Each week on the Local Show, we’ll meet a new person from the Minnesota music community who has some fresh discoveries to share in a feature called “Ask a Cool Person.” These people will come from all corners of the scene, including record store clerks, recording studio engineers and producers, artists, writers, bookers, photographers, and fans.
This week’s “Cool Person” is Ellen Stanley, who has several multi-faceted roles in the music community. She’s the executive director of the Minnesota Music Coalition, a nonprofit that provides resources and support for independent musicians around the state; she’s the host of the weekly show “Womenfolk” on KFAI; and she performs around town as Mother Banjo.
Hey Ellen! I’m excited to talk to you because you do so many different things around the community. How do you discover new, emerging artists?
Well, kind of through all those avenues, really. The MMC, it being the only statewide nonprofit serving popular musicians across the state of all genres, I get to meet a whole lot of people I wouldn’t otherwise, which is always really exciting. People who join the coalition, people come in for mentoring, I’m always amazed — even people who work in the genres I’m most familiar with, which would be the roots/Americana genres, there’s still so many songwriters out there that are making beautiful music that are pretty active — and I go out to see shows a lot! — I’m always amazed how many new people I discover that way.
That’s awesome. So you’ve brought in three songs for us to play, and this first one is a brand new discovery for me. Tell me about Undlin & Wolfe.
Undlin & Wolfe, they’re a male and female duo, young folks, and I actually discovered them through the Coalition — actually, John Munson from the New Standards, who is on our board. We were talking before a board meeting once and he was like, have you heard this duo, Undlin & Wolfe? And I said no. And apparently he had met one of their parents at a show of his, and they had slipped him a CD, and he had listened to it and thought it was great. So he gave me their first EP, and I loved it so much that I played it on my radio show on KFAI and invited them in to play on the show. Then they joined the Music Coalition, and I’ve just been really excited to see their progress. They put out their first full-length album this past year, and it’s beautiful. I’m a big fan.
Well that’s good to know — if you want your music to be heard, have your mom give it to John Munson. I love that. This next song here is someone you’re pretty close with in your life —
Yeah, that’s right, I’m married to him. Ben Cook-Feltz. And actually, we were friends and musical collaborators long before we started dating. I’ve been a big fan of his music for years. And then I roped him in later to be in my band. But his new solo project, called She Doesn’t Believe Me, is really awesome. I’m so proud of him. It’s really musically adventurous, and he’s always been very multi-genre; he plays piano and drums and writes songs and sings beautiful melodies. But this album and song is a lot more personal than a lot of his albums, so that’s really exciting, to see him write a little more autobiographically. And he really did the record he wanted to make. He wasn’t trying to fit it into a genre; he just said, ok, I’m going to produce these songs however I want, and it turned out really awesome. It has a whole slew of great guests, from Jillian Rae to members of the Federales, to members of the High 48s.

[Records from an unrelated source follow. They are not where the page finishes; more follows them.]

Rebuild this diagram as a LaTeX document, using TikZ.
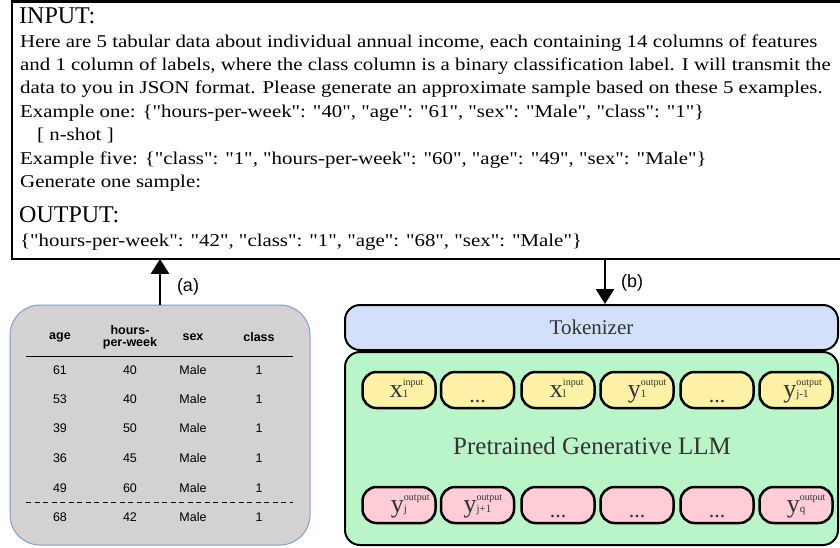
\documentclass[tikz,border=0pt]{standalone}
\usepackage{fontspec}
\setmainfont{Liberation Serif}
\setsansfont{Liberation Sans}
\newfontfamily\bodyfont[FakeStretch=1.16]{Liberation Serif}
\usetikzlibrary{arrows.meta}
\definecolor{tabgrey}{HTML}{D3D1D1}
\definecolor{tabedge}{HTML}{7F9FD0}
\definecolor{tokblue}{HTML}{D3E0FB}
\definecolor{llmgreen}{HTML}{B9F5C9}
\definecolor{tokyellow}{HTML}{FFF2A6}
\definecolor{tokpink}{HTML}{FFCDD6}
\definecolor{txtgrey}{HTML}{333333}
\newcommand\tkn[3]{{\fontsize{26}{26}\selectfont #1}\sbox0{\fontsize{10}{10}\selectfont #2}\sbox2{\fontsize{11}{11}\selectfont #3}\rlap{\raisebox{12pt}{\usebox0}}\usebox2\ifdim\wd0>\wd2 \hspace{\dimexpr\wd0-\wd2\relax}\fi}
\tikzset{
  body/.style={anchor=base west, inner sep=0pt, font=\bodyfont\fontsize{18}{18}\selectfont},
  head/.style={anchor=base west, inner sep=0pt, font=\fontsize{24}{24}\selectfont},
  arr/.style={line width=2.5pt, -{Triangle[width=18pt,length=15pt]}},
  lbl/.style={font=\sffamily\fontsize{18}{18}\selectfont, inner sep=0pt},
  tabbox/.style={draw=tabedge, line width=1pt, fill=tabgrey, rounded corners=30pt, minimum width=300pt, minimum height=240pt},
  th/.style={font=\sffamily\bfseries\fontsize{12.5}{13}\selectfont, align=center, inner sep=0pt},
  td/.style={font=\sffamily\fontsize{12.5}{13}\selectfont, inner sep=0pt},
  bigbox/.style={draw=black, line width=2pt, rounded corners=15pt, minimum width=493pt},
  ytok/.style={draw=black, line width=2.5pt, fill=tokyellow, rounded corners=14pt, minimum width=73pt, minimum height=36pt},
  ptok/.style={draw=black, line width=2.5pt, fill=tokpink, rounded corners=14pt, minimum width=73pt, minimum height=36pt},
  tl/.style={anchor=base, inner sep=0pt, text=txtgrey},
  dots/.style={anchor=base, inner sep=0pt, text=txtgrey, font=\fontsize{22}{22}\selectfont},
}
\begin{document}
\begin{tikzpicture}[x=1pt,y=-1pt]
\useasboundingbox (0,0) rectangle (840,547);
\fill[white] (0,0) rectangle (840,547);
% prompt box (open on the right, runs past the edge)
\node[minimum width=880pt, minimum height=257pt, anchor=north west, inner sep=0pt] (prompt) at (12,1.5) {};
\draw[line width=2.5pt] (prompt.north east) -- (prompt.north west) -- (prompt.south west) -- (prompt.south east);
\node[head] (l1) at (19,23) {INPUT:};
\node[body] (l2) at (20,47) {Here are 5 tabular data about individual annual income, each containing 14 columns of features};
\node[body] (l3) at (20,70.4) {and 1 column of labels, where the class column is a binary classification label. I will transmit the};
\node[body] (l4) at (20,93.8) {data to you in JSON format. Please generate an approximate sample based on these 5 examples.};
\node[body] (l5) at (20,117.2) {Example one: \{"hours-per-week": "40", "age": "61", "sex": "Male", "class": "1"\}};
\node[body] (l6) at (37,140.6) {[ n-shot ]};
\node[body] (l7) at (20,164) {Example five: \{"class": "1", "hours-per-week": "60", "age": "49", "sex": "Male"\}};
\node[body] (l8) at (20,187.4) {Generate one sample:};
\node[head] (l9) at (19,222) {OUTPUT:};
\node[body] (l10) at (20,246) {\{"hours-per-week": "42", "class": "1", "age": "68", "sex": "Male"\}};
% table
\node[tabbox] (table) at (160,425) {};
\node[th] (hage) at (60,337) {age};
\node[th] (hhrs) at (130,337) {hours-\\[-1pt]per-week};
\node[th] (hsex) at (193,337) {sex};
\node[th] (hcls) at (259,337) {class};
\draw[line width=0.8pt] (26,356) -- (293,356);
\draw[line width=0.8pt, dash pattern=on 5pt off 3.5pt] (26,502) -- (293,502);
\foreach \a/\h/\yy [count=\i] in {61/40/370,53/40/399,39/50/428,36/45/458,49/60/488,68/42/517}{
  \node[td] (ra\i) at (60,\yy) {\a};
  \node[td] (rh\i) at (130,\yy) {\h};
  \node[td] (rs\i) at (193,\yy) {Male};
  \node[td] (rc\i) at (259,\yy) {1};
}
\draw[arr] (table.north) -- (table.north |- prompt.south);
\node[lbl] (la) at (188,287) {(a)};
% tokenizer and LLM
\node[bigbox, fill=tokblue, minimum height=45pt] (tok) at (591.5,327.5) {};
\node[font=\fontsize{21}{21}\selectfont, text=txtgrey] (tokt) at (tok.center) {Tokenizer};
\node[bigbox, fill=llmgreen, minimum height=193pt] (llm) at (591.5,448.5) {};
\node[font=\fontsize{25}{25}\selectfont, text=txtgrey] (llmt) at (592,446) {Pretrained Generative LLM};
\coordinate (bs) at (605,259);
\draw[arr] (bs) -- (bs |- tok.north);
\node[lbl] (lb) at (632,283) {(b)};
% tokens
\foreach \cx [count=\i] in {399,477.5,558,637,717,796}{
  \node[ytok] (yt\i) at (\cx,390) {};
  \node[ptok] (pt\i) at (\cx,505) {};
}
\node[tl] (yl1) at (399,397) {\tkn{x}{input}{1}};
\node[dots] (yl2) at (477.5,402) {...};
\node[tl] (yl3) at (558,397) {\tkn{x}{input}{l}};
\node[tl] (yl4) at (637,397) {\tkn{y}{output}{1}};
\node[dots] (yl5) at (717,402) {...};
\node[tl] (yl6) at (796,397) {\tkn{y}{output}{j-1}};
\node[tl] (pl1) at (399,512) {\tkn{y}{output}{j}};
\node[tl] (pl2) at (477.5,512) {\tkn{y}{output}{j+1}};
\node[dots] (pl3) at (558,517) {...};
\node[dots] (pl4) at (637,517) {...};
\node[dots] (pl5) at (717,517) {...};
\node[tl] (pl6) at (796,512) {\tkn{y}{output}{q}};
\end{tikzpicture}
\end{document}
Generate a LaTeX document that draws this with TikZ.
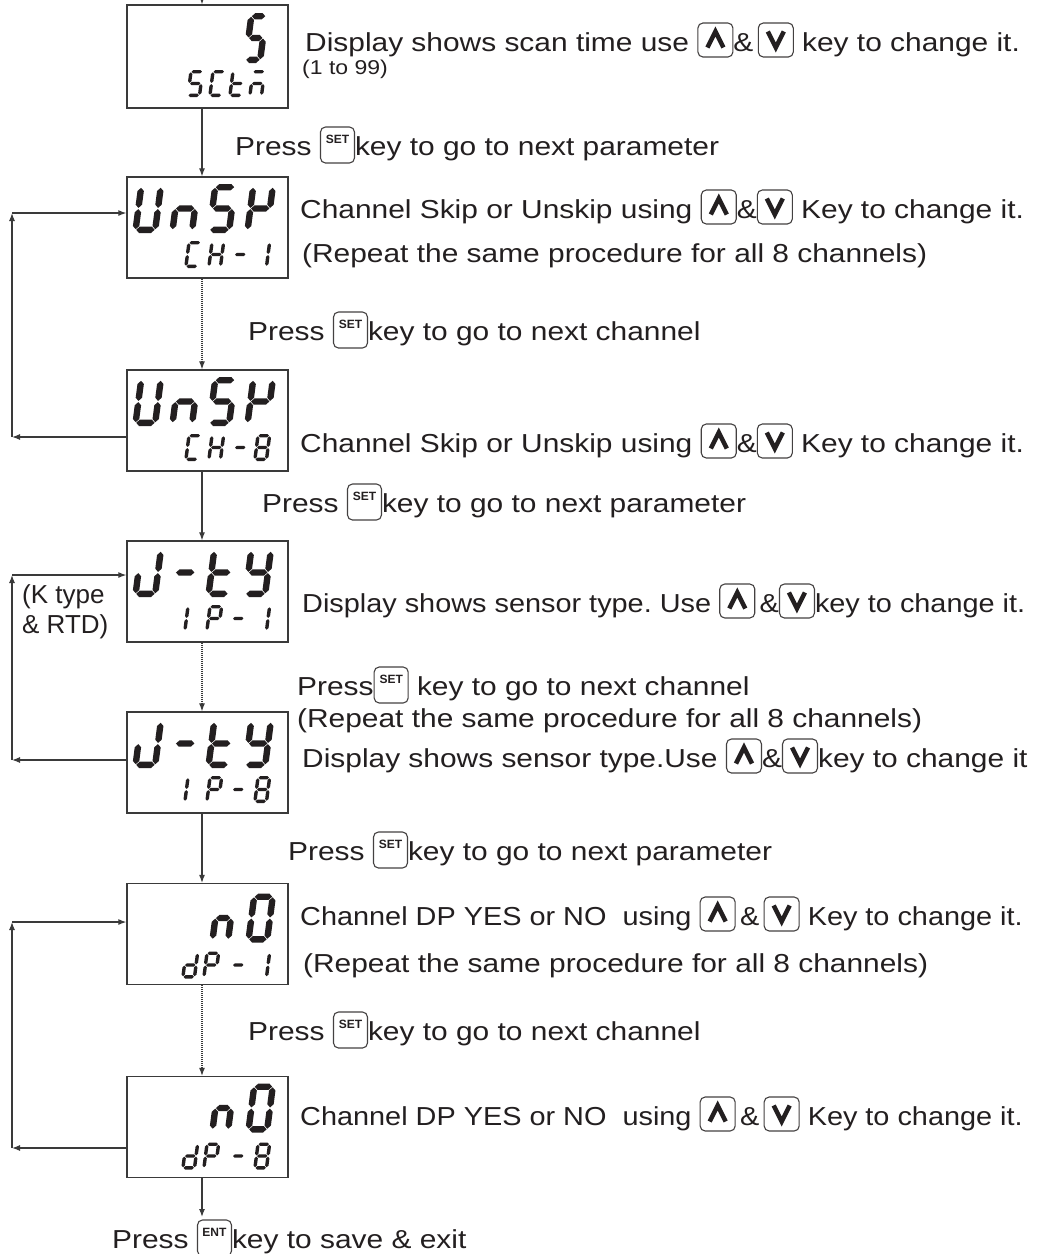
\documentclass[tikz,border=0pt]{standalone}
\usepackage{fontspec}
\setmainfont{Liberation Sans}[FakeStretch=1.15]
\newfontfamily\plainfont{Liberation Sans}
\newfontfamily\narrowfont{Liberation Sans}[FakeStretch=1.11]
\frenchspacing
\usetikzlibrary{arrows.meta}
\definecolor{ink}{HTML}{231F20}
\definecolor{ln}{HTML}{3A3A3A}
\tikzset{
  keyframe/.style={draw=ink!85, line width=1.1pt, rounded corners=5pt},
  keylabel/.style={anchor=center, inner sep=0pt, text=ink, font=\plainfont\bfseries\fontsize{12}{12}\selectfont},
  dispbox/.style={draw=ln, line width=1.3pt, minimum width=161pt, minimum height=101pt, inner sep=0pt},
  txt/.style={anchor=base west, inner sep=0pt, text=ink, font=\fontsize{26}{30}\selectfont},
  ntxt/.style={anchor=base west, inner sep=0pt, text=ink, font=\narrowfont\fontsize{26}{30}\selectfont},
  smalltxt/.style={anchor=base west, inner sep=0pt, text=ink, font=\fontsize{20}{22}\selectfont},
  ktxt/.style={anchor=base west, inner sep=0pt, text=ink, font=\plainfont\fontsize{26}{30}\selectfont},
  arr/.style={draw=ln, line width=1.2pt, -{Latex[length=8pt,width=6pt]}},
  dotarr/.style={arr, dash pattern=on 1pt off 1pt},
}
% keys
\newcommand\kup{\tikz[baseline=0pt,x=1pt,y=1pt]{\draw[keyframe] (0,-6) rectangle (35,28);\draw[ink,line width=4.5pt,miter limit=10] (9.5,3.5)--(17.5,19.5)--(25.5,3.5);}}
\newcommand\kdn{\tikz[baseline=0pt,x=1pt,y=1pt]{\draw[keyframe] (0,-6) rectangle (35,28);\draw[ink,line width=4.5pt,miter limit=10] (9.5,19.5)--(17.5,3.5)--(25.5,19.5);}}
\newcommand\kset{\tikz[baseline=0pt,x=1pt,y=1pt]{\draw[keyframe] (0,-8) rectangle (34,28);\node[keylabel] at (17,16) {SET};}}
\newcommand\kent{\tikz[baseline=0pt,x=1pt,y=1pt]{\draw[keyframe] (0,-8) rectangle (34,28);\node[keylabel] at (17,16) {ENT};}}
% seven segment
\newcommand\hsg[3]{\fill[ink] (#1+\sgap,#3) -- (#1+\sgap+\hs,#3+\hs) -- (#2-\sgap-\hs,#3+\hs) -- (#2-\sgap,#3) -- (#2-\sgap-\hs,#3-\hs) -- (#1+\sgap+\hs,#3-\hs) -- cycle;}
\newcommand\vsg[3]{\fill[ink] (#1,#2+\sgap) -- (#1+\hs,#2+\sgap+\hs) -- (#1+\hs,#3-\sgap-\hs) -- (#1,#3-\sgap) -- (#1-\hs,#3-\sgap-\hs) -- (#1-\hs,#2+\sgap+\hs) -- cycle;}
\newcommand\sega{\hsg{\dL}{\dR}{\dT}}
\newcommand\segg{\hsg{\dL}{\dR}{\dM}}
\newcommand\segd{\hsg{\dL}{\dR}{\dB}}
\newcommand\segf{\vsg{\dL}{\dM}{\dT}}
\newcommand\sege{\vsg{\dL}{\dB}{\dM}}
\newcommand\segb{\vsg{\dR}{\dM}{\dT}}
\newcommand\segc{\vsg{\dR}{\dB}{\dM}}
% #1 x-left, #2 y-bottom (relative, downward), #3 width, #4 height, #5 thickness, #6 segments
\newcommand\sevseg[6]{%
  \begin{scope}[shift={(#1,#2)}, y=1pt, xslant=0.13]
    \pgfmathsetmacro\hs{#5/2}
    \pgfmathsetmacro\dL{#5/2}
    \pgfmathsetmacro\dR{#3-#5/2}
    \pgfmathsetmacro\dB{#5/2}
    \pgfmathsetmacro\dT{#4-#5/2}
    \pgfmathsetmacro\dM{#4/2}
    \pgfmathsetmacro\sgap{0.6}
    \foreach \s in {#6}{\csname seg\s\endcsname}
  \end{scope}}
\newcommand\bigd[2]{\sevseg{#1}{56}{26}{49}{6.4}{#2}}
\newcommand\smalld[2]{\sevseg{#1}{91}{15}{27}{3.4}{#2}}

\begin{document}
\begin{tikzpicture}[x=1pt,y=-1pt]
\useasboundingbox (0,0) rectangle (1043,1254);
\fill[white] (0,0) rectangle (1043,1254);

% display boxes
\node[dispbox, minimum height=103pt] (b1) at (207.5,56.5) {};
\node[dispbox] (b2) at (207.5,227.5) {};
\node[dispbox] (b3) at (207.5,420.5) {};
\node[dispbox] (b4) at (207.5,591.5) {};
\node[dispbox] (b5) at (207.5,762.5) {};
\node[dispbox] (b6) at (207.5,934) {};
\node[dispbox] (b7) at (207.5,1127) {};

% box 1: 5 / SCtn
\begin{scope}[shift={(127,5)}]
  \sevseg{115}{58}{21}{50}{6.4}{a,f,g,c,d}
  \sevseg{59}{92}{15}{27}{3.4}{a,f,g,c,d}
  \sevseg{81}{92}{15}{27}{3.4}{a,f,e,d}
  \sevseg{101}{92}{15}{27}{3.4}{f,e,g,d}
  \sevseg{121}{92}{15}{27}{3.4}{a,e,g,c}
\end{scope}
% box 2: UnSK / CH-1
\begin{scope}[shift={(127,177)}]
  \bigd{5}{b,c,d,e,f}
  \bigd{42}{e,g,c}
  \bigd{79}{a,f,g,c,d}
  \bigd{117}{f,b,g,e}
  \smalld{57}{a,f,e,d}
  \smalld{80}{f,e,b,c,g}
  \smalld{104}{g}
  \smalld{126}{b,c}
\end{scope}
% box 3: UnSK / CH-8
\begin{scope}[shift={(127,370)}]
  \bigd{5}{b,c,d,e,f}
  \bigd{42}{e,g,c}
  \bigd{79}{a,f,g,c,d}
  \bigd{117}{f,b,g,e}
  \smalld{57}{a,f,e,d}
  \smalld{80}{f,e,b,c,g}
  \smalld{104}{g}
  \smalld{126}{a,b,c,d,e,f,g}
\end{scope}
% box 4: J-tY / IP-1
\begin{scope}[shift={(127,541)}]
  \bigd{5}{b,c,d,e}
  \bigd{42}{g}
  \bigd{78}{f,e,g,d}
  \bigd{115}{f,b,g,c,d}
  \smalld{56}{e,f}
  \smalld{78}{a,b,f,g,e}
  \smalld{102}{g}
  \smalld{126}{b,c}
\end{scope}
% box 5: J-tY / IP-8
\begin{scope}[shift={(127,712)}]
  \bigd{5}{b,c,d,e}
  \bigd{42}{g}
  \bigd{78}{f,e,g,d}
  \bigd{115}{f,b,g,c,d}
  \smalld{56}{e,f}
  \smalld{78}{a,b,f,g,e}
  \smalld{102}{g}
  \smalld{126}{a,b,c,d,e,f,g}
\end{scope}
% box 6: n0 / dP-1
\begin{scope}[shift={(127,883.5)}]
  \sevseg{82}{59}{22}{49}{6.4}{e,g,c}
  \sevseg{118}{59}{25}{49}{6.4}{a,b,c,d,e,f}
  \sevseg{54}{95}{15}{27}{3.4}{b,c,d,e,g}
  \sevseg{75}{95}{15}{27}{3.4}{a,b,f,g,e}
  \sevseg{102}{95}{15}{27}{3.4}{g}
  \sevseg{126}{95}{15}{27}{3.4}{b,c}
\end{scope}
% box 7: n0 / dP-8
\begin{scope}[shift={(127,1076.5)}]
  \sevseg{82}{56}{22}{49}{6.4}{e,g,c}
  \sevseg{118}{56}{25}{49}{6.4}{a,b,c,d,e,f}
  \sevseg{54}{93}{15}{27}{3.4}{b,c,d,e,g}
  \sevseg{75}{93}{15}{27}{3.4}{a,b,f,g,e}
  \sevseg{102}{93}{15}{27}{3.4}{g}
  \sevseg{126}{93}{15}{27}{3.4}{a,b,c,d,e,f,g}
\end{scope}

% vertical connectors
\coordinate (top) at (202,0);
\coordinate (endp) at (202,1217);
\draw[arr] (top) -- ([xshift=-5.5pt]b1.north);
\draw[arr] ([xshift=-5.5pt]b1.south) -- ([xshift=-5.5pt]b2.north);
\draw[dotarr] ([xshift=-5.5pt]b2.south) -- ([xshift=-5.5pt]b3.north);
\draw[arr] ([xshift=-5.5pt]b3.south) -- ([xshift=-5.5pt]b4.north);
\draw[dotarr] ([xshift=-5.5pt]b4.south) -- ([xshift=-5.5pt]b5.north);
\draw[arr] ([xshift=-5.5pt]b5.south) -- ([xshift=-5.5pt]b6.north);
\draw[dotarr] ([xshift=-5.5pt]b6.south) -- ([xshift=-5.5pt]b7.north);
\draw[arr] ([xshift=-5.5pt]b7.south) -- (endp);

% loops
\coordinate (la1) at (12,437);
\coordinate (la2) at (12,213);
\draw[arr] (b3.west |- la1) -- (la1);
\draw[arr] (la1) -- (la2);
\draw[arr] (la2) -- (b2.west |- la2);
\coordinate (lb1) at (12,760);
\coordinate (lb2) at (12,575);
\draw[arr] (b5.west |- lb1) -- (lb1);
\draw[arr] (lb1) -- (lb2);
\draw[arr] (lb2) -- (b4.west |- lb2);
\coordinate (lc1) at (12,1148);
\coordinate (lc2) at (12,922);
\draw[arr] (b7.west |- lc1) -- (lc1);
\draw[arr] (lc1) -- (lc2);
\draw[arr] (lc2) -- (b6.west |- lc2);

% texts
\node[txt] (t1) at (305,51) {Display shows scan time use \kup\&\,\kdn\ key to change it.};
\node[smalltxt] (t1b) at (302,74) {(1 to 99)};
\node[txt] (t2) at (235,155) {Press \kset{}key to go to next parameter};
\node[txt] (t3) at (300,218) {Channel Skip or Unskip using \kup\&\kdn\ Key to change it.};
\node[txt] (t4) at (302,262) {(Repeat the same procedure for all 8 channels)};
\node[txt] (t5) at (248,340) {Press \kset{}key to go to next channel};
\node[txt] (t6) at (300,452) {Channel Skip or Unskip using \kup\&\kdn\ Key to change it.};
\node[txt] (t7) at (262,512) {Press \kset{}key to go to next parameter};
\node[ntxt] (t8) at (302,612) {Display shows sensor type. Use \kup\,\&\kdn{}key to change it.};
\node[txt] (t9) at (297,695) {Press\kset\ key to go to next channel};
\node[txt] (t10) at (297,727) {(Repeat the same procedure for all 8 channels)};
\node[txt] (t11) at (302,767) {Display shows sensor type.Use \kup\&\kdn{}key to change it};
\node[txt] (t12) at (288,860) {Press \kset{}key to go to next parameter};
\node[ntxt] (t13) at (300,925) {Channel DP YES or NO\ \ using \kup\,\&\,\kdn\ Key to change it.};
\node[txt] (t14) at (303,972) {(Repeat the same procedure for all 8 channels)};
\node[txt] (t15) at (248,1040) {Press \kset{}key to go to next channel};
\node[ntxt] (t16) at (300,1125) {Channel DP YES or NO\ \ using \kup\,\&\,\kdn\ Key to change it.};
\node[txt] (t17) at (112,1248) {Press \kent{}key to save \& exit};
\node[ktxt] (k1) at (22,603) {(K type};
\node[ktxt] (k2) at (22,633) {\& RTD)};
\end{tikzpicture}
\end{document}
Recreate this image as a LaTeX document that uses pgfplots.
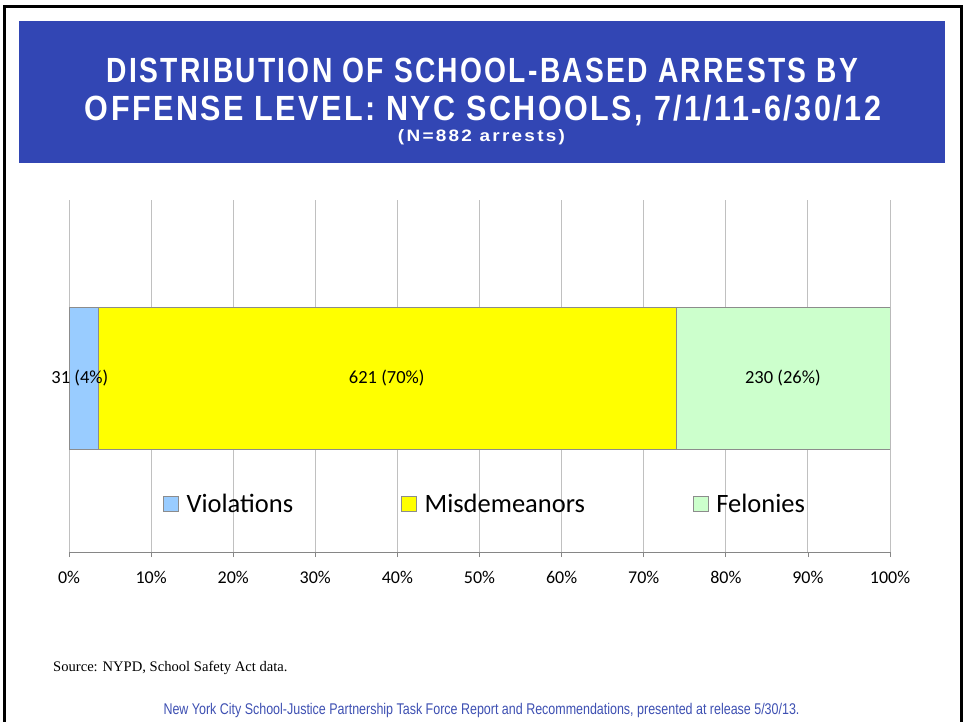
\documentclass[border=0pt]{standalone}
\usepackage{pgfplots}
\pgfplotsset{compat=1.18}
\usepackage{fontspec}
\setmainfont{Carlito}
\newfontfamily\arialfont{Liberation Sans}
\newfontfamily\timesfont{Liberation Serif}
\definecolor{banner}{RGB}{50,70,180}
\definecolor{footblue}{RGB}{62,80,178}
\definecolor{vblue}{RGB}{153,204,255}
\definecolor{myellow}{RGB}{255,255,0}
\definecolor{fgreen}{RGB}{204,255,204}
\definecolor{bordergray}{RGB}{140,140,140}
\definecolor{gridgray}{RGB}{192,192,192}
\definecolor{axisgray}{RGB}{134,134,134}
\begin{document}
\begin{tikzpicture}[x=1pt,y=1pt]
\path[use as bounding box] (0,0) rectangle (965,721);
\draw[line width=3pt] (4.5,-5) -- (4.5,714.5) -- (961.5,714.5) -- (961.5,-5);
\fill[banner] (19,558) rectangle (945,700);
\node[anchor=base, text=white, inner sep=0pt] at (482.5,638) {\resizebox{751pt}{\height}{\fontsize{35}{35}\selectfont\arialfont\bfseries\addfontfeatures{LetterSpace=8}DISTRIBUTION OF SCHOOL-BASED ARRESTS BY}};
\node[anchor=base, text=white, inner sep=0pt] at (483,600) {\resizebox{796pt}{\height}{\fontsize{35}{35}\selectfont\arialfont\bfseries\addfontfeatures{LetterSpace=8}OFFENSE LEVEL: NYC SCHOOLS, 7/1/11-6/30/12}};
\node[anchor=base, text=white, inner sep=0pt] at (481.5,579) {\resizebox{167pt}{\height}{\fontsize{16.5}{16.5}\selectfont\arialfont\bfseries\addfontfeatures{LetterSpace=12}(N=882 arrests)}};
\begin{axis}[
  at={(69pt,169pt)}, anchor=south west, scale only axis,
  width=821pt, height=352pt,
  xmin=0, xmax=100, ymin=-0.989, ymax=1.011,
  xbar stacked, bar width=142pt,
  axis x line*=bottom, axis y line=none,
  axis line style={draw=axisgray, line width=1pt},
  xtick={0,10,...,100},
  xticklabel={\pgfmathprintnumber{\tick}\%},
  xticklabel style={font=\fontsize{18}{18}\selectfont, yshift=-11pt},
  /pgf/number format/assume math mode=true,
  tick align=outside, major tick length=5pt,
  xtick style={draw=axisgray, line width=0.8pt},
  ytick=\empty,
  xmajorgrids, grid style={draw=gridgray, line width=1pt},
  legend image code/.code={\draw[#1] (0pt,-7.5pt) rectangle (15pt,7.5pt);},
  legend style={at={(0.1145,0.136)}, anchor=west, draw=none, fill=none,
    font=\fontsize{26.5}{26.5}\selectfont, legend columns=-1, inner sep=0pt,
    /tikz/every odd column/.append style={column sep=6pt},
    /tikz/every even column/.append style={column sep=106pt}},
  legend cell align=left,
  point meta=explicit symbolic,
  nodes near coords,
  every node near coord/.append style={font=\fontsize{18.5}{18.5}\selectfont, text=black},
]
\addplot[fill=vblue, draw=bordergray, every node near coord/.append style={xshift=-3.5pt}] coordinates {(3.5,0) [31 (4\%)]};
\addplot[fill=myellow, draw=bordergray] coordinates {(70.4,0) [621 (70\%)]};
\addplot[fill=fgreen, draw=bordergray] coordinates {(26.1,0) [230 (26\%)]};
\legend{Violations, Misdemeanors, Felonies}
\end{axis}
\node[anchor=base west, inner sep=0pt] at (53,50) {\fontsize{14.6}{14.6}\selectfont\timesfont Source: NYPD, School Safety Act data.};
\node[anchor=base, inner sep=0pt, text=footblue] at (481.5,7) {\resizebox{636pt}{\height}{\fontsize{15.5}{15.5}\selectfont\arialfont New York City School-Justice Partnership Task Force Report and Recommendations, presented at release 5/30/13.}};
\end{tikzpicture}
\end{document}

Well speaking of the High 48s, I believe that ties us into your third song here.
This next one is Anthony Ihrig, he’s a banjo player here in town, and he plays in the High 48s. The High 48s are my favorite traditional bluegrass band in Minnesota right now. Tony is a really incredible songwriter, and writes beautiful tunes, and he put out a great solo project a couple years ago called Missing Ghosts. Ben and I are huge fans of this record — in fact, Ben started covering one of his songs. They’re just really interesting songs, and I think most people don’t know of him as a songwriter, or as a solo player. But this CD still continues to be one of my favorite local albums.